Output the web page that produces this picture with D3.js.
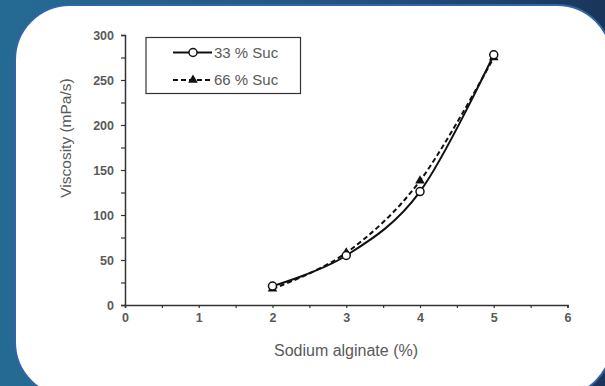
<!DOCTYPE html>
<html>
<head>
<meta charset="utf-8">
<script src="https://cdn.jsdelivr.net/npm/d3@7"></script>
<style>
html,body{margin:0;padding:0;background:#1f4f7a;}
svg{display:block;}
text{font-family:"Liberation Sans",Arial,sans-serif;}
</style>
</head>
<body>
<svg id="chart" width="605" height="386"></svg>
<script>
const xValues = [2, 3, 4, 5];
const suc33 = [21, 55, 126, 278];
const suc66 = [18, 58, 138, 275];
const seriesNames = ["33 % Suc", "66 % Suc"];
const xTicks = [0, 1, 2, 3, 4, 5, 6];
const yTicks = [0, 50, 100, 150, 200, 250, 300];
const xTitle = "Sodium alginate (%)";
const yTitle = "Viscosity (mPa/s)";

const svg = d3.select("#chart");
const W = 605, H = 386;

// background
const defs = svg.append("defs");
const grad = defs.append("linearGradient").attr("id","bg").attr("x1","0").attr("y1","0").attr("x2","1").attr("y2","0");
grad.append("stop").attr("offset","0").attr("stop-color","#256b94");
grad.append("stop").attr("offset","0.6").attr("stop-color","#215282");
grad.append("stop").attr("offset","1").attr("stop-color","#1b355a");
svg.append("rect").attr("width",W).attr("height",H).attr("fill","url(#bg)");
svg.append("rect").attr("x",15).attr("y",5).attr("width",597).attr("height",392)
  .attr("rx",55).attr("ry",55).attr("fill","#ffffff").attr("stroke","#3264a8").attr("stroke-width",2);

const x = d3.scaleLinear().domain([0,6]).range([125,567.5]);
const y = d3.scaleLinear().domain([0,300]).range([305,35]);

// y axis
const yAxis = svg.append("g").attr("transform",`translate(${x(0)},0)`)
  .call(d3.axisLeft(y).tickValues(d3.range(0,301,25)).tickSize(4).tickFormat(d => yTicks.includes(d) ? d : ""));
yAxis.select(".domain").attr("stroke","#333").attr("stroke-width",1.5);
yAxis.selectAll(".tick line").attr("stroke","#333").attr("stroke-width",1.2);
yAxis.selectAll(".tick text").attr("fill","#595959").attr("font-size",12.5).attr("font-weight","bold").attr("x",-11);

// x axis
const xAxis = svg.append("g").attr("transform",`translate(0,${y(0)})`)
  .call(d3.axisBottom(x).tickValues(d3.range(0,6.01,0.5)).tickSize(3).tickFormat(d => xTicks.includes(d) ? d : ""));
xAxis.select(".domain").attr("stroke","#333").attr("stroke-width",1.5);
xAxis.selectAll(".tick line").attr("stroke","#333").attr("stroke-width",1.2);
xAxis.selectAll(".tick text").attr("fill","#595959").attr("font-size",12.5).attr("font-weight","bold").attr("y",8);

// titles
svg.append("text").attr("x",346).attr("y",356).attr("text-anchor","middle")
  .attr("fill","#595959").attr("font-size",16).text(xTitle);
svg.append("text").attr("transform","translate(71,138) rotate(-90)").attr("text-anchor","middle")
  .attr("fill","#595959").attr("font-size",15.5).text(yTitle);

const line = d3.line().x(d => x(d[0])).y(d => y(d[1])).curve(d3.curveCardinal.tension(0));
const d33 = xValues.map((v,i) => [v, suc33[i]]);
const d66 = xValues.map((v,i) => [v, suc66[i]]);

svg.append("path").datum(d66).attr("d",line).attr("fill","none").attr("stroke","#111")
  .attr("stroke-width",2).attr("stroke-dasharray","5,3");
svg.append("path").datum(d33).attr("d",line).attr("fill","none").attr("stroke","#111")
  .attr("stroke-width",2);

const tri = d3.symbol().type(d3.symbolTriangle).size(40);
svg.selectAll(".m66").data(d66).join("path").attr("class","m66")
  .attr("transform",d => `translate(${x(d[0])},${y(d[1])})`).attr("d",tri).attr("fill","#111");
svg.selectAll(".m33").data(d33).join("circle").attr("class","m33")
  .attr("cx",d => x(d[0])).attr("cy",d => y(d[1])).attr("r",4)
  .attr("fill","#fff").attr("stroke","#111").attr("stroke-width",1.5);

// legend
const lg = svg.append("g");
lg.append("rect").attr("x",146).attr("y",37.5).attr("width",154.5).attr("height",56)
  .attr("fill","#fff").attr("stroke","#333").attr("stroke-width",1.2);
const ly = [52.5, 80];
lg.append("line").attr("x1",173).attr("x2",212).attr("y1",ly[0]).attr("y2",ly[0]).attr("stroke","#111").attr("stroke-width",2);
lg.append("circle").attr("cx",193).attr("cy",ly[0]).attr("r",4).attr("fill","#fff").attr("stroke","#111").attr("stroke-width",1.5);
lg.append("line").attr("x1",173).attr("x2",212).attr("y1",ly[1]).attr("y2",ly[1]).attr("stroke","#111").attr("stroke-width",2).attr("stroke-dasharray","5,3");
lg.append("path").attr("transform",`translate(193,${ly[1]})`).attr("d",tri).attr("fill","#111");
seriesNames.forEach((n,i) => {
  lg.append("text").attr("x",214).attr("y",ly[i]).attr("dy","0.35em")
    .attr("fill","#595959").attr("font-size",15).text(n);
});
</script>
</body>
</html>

WHAT YOU SHOULD DO - Restate the data word for word from its first line through the line with "const W = 605, H = 386;", leaving out any picture along the way.

ANSWER FOR THE TASK -
Output the web page that produces this picture with D3.js.
<!DOCTYPE html>
<html>
<head>
<meta charset="utf-8">
<script src="https://cdn.jsdelivr.net/npm/d3@7"></script>
<style>
html,body{margin:0;padding:0;background:#1f4f7a;}
svg{display:block;}
text{font-family:"Liberation Sans",Arial,sans-serif;}
</style>
</head>
<body>
<svg id="chart" width="605" height="386"></svg>
<script>
const xValues = [2, 3, 4, 5];
const suc33 = [21, 55, 126, 278];
const suc66 = [18, 58, 138, 275];
const seriesNames = ["33 % Suc", "66 % Suc"];
const xTicks = [0, 1, 2, 3, 4, 5, 6];
const yTicks = [0, 50, 100, 150, 200, 250, 300];
const xTitle = "Sodium alginate (%)";
const yTitle = "Viscosity (mPa/s)";

const svg = d3.select("#chart");
const W = 605, H = 386;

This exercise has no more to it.